Written exercise. Reproduce the listing below exactly, beginning with its first line and ending with the line that holds "at (245, 553)"; pictures are not part of the copy.

Source excerpt.
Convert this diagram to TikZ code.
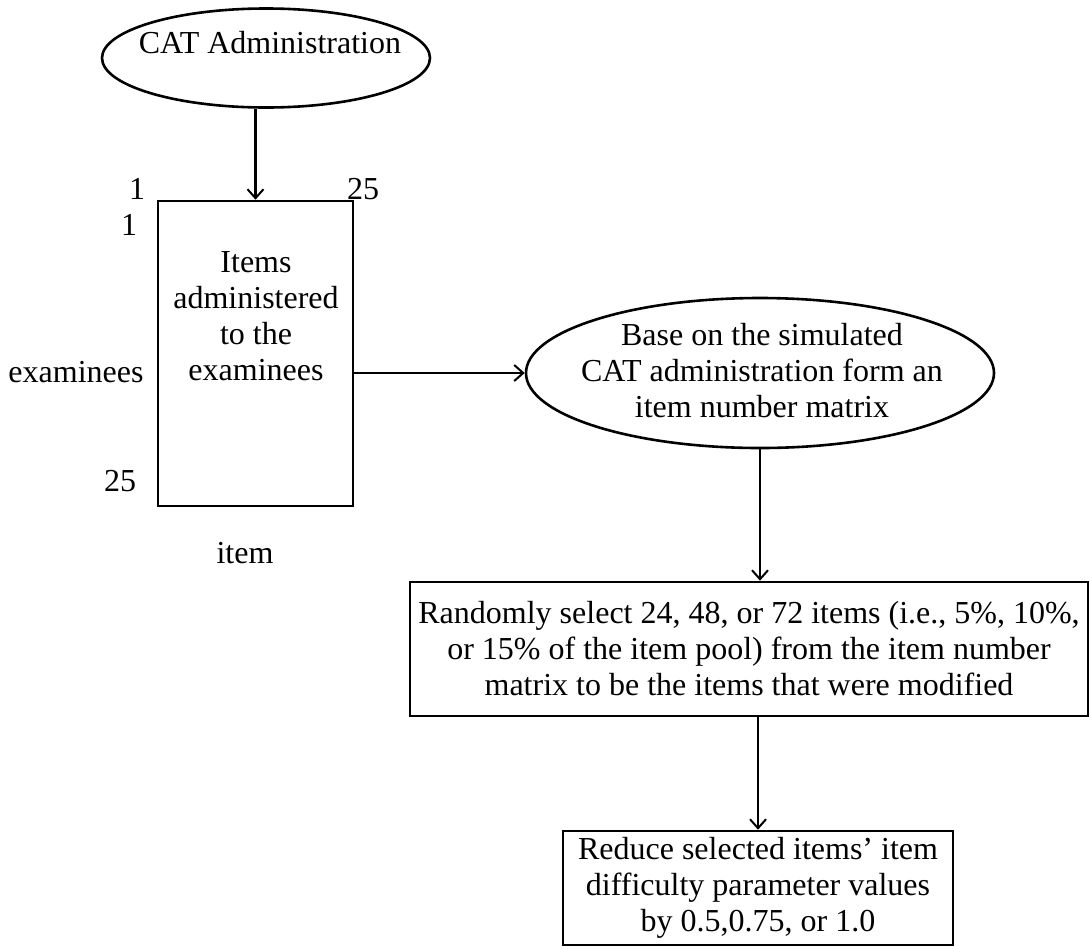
\documentclass[tikz,border=0pt]{standalone}
\usepackage{fontspec}
\setmainfont{Liberation Serif}
\usetikzlibrary{shapes.geometric, arrows.meta}

\begin{document}
\begin{tikzpicture}[x = 0.5pt, y = -0.5pt, > = {Straight Barb[length = 4.5pt, width = 8pt, line width = 1pt]},
	txt/.style = {font = \fontsize{16pt}{18pt}\selectfont, align = center, inner sep = 0pt},
	oval/.style = {draw, ellipse, line width = 1.3pt, inner sep = 0pt},
	box/.style = {draw, rectangle, line width = 1.3pt, inner sep = 0pt, align = center, font = \fontsize{16pt}{18pt}\selectfont},
	flow/.style = {line width = 1.1pt, ->}]
	 \useasboundingbox (0, 0) rectangle (1090, 948);
	 
	 \node[oval, minimum width = 164pt, minimum height = 49.5pt] (cat) at (266, 58) {};
	 \node[txt] (cattext) at (270, 43) {CAT Administration};
	 
	 \node[box, minimum width = 97.5pt, minimum height = 152.5pt] (items) at (255.5, 353.5) {};
	 \node[txt] (itemstext) at (256, 316) {Items\\administered\\to the\\examinees};
	 
	 \node[txt] (rowone) at (137, 189) {1};
	 \node[txt] (rowlast) at (363, 189) {25};
	 \node[txt] (colone) at (129, 225) {1};
	 \node[txt] (collast) at (120, 481) {25};
	 \node[txt] (examinees) at (76, 372) {examinees};
	 \node[txt] (item) at (245, 553) {item};
	 
	 \node[oval, minimum width = 234pt, minimum height = 75pt] (base) at (760, 373) {};
	 \node[txt] (basetext) at (762, 371) {Base on the simulated\\CAT administration form an\\item number matrix};
	 
	 \node[box, minimum width = 339pt, minimum height = 67pt] (select) at (749, 649) {Randomly select 24, 48, or 72 items (i.e., 5\%, 10\%,\\or 15\% of the item pool) from the item number\\matrix to be the items that were modified};
	 
	 \node[box, minimum width = 195pt, minimum height = 57pt] (reduce) at (758, 888) {Reduce selected items’ item\\difficulty parameter values\\by 0.5,0.75, or 1.0};
	 
	 \draw[flow] (cat.south -| items.north) -- (items.north);
	 \draw[flow] (items.east |- base.west) -- (base.west);
	 \draw[flow] (base.south) -- (base.south |- select.north);
	 \draw[flow] (select.south -| reduce.north) -- (reduce.north);
\end{tikzpicture}
\end{document}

Answer for this exercise.
Convert this diagram to TikZ code.
\documentclass[tikz,border=0pt]{standalone}
\usepackage{fontspec}
\setmainfont{Liberation Serif}
\usetikzlibrary{shapes.geometric, arrows.meta}

\begin{document}
\begin{tikzpicture}[x = 0.5pt, y = -0.5pt, > = {Straight Barb[length = 4.5pt, width = 8pt, line width = 1pt]},
	txt/.style = {font = \fontsize{16pt}{18pt}\selectfont, align = center, inner sep = 0pt},
	oval/.style = {draw, ellipse, line width = 1.3pt, inner sep = 0pt},
	box/.style = {draw, rectangle, line width = 1.3pt, inner sep = 0pt, align = center, font = \fontsize{16pt}{18pt}\selectfont},
	flow/.style = {line width = 1.1pt, ->}]
	 \useasboundingbox (0, 0) rectangle (1090, 948);
	 
	 \node[oval, minimum width = 164pt, minimum height = 49.5pt] (cat) at (266, 58) {};
	 \node[txt] (cattext) at (270, 43) {CAT Administration};
	 
	 \node[box, minimum width = 97.5pt, minimum height = 152.5pt] (items) at (255.5, 353.5) {};
	 \node[txt] (itemstext) at (256, 316) {Items\\administered\\to the\\examinees};
	 
	 \node[txt] (rowone) at (137, 189) {1};
	 \node[txt] (rowlast) at (363, 189) {25};
	 \node[txt] (colone) at (129, 225) {1};
	 \node[txt] (collast) at (120, 481) {25};
	 \node[txt] (examinees) at (76, 372) {examinees};
	 \node[txt] (item) at (245, 553) {item};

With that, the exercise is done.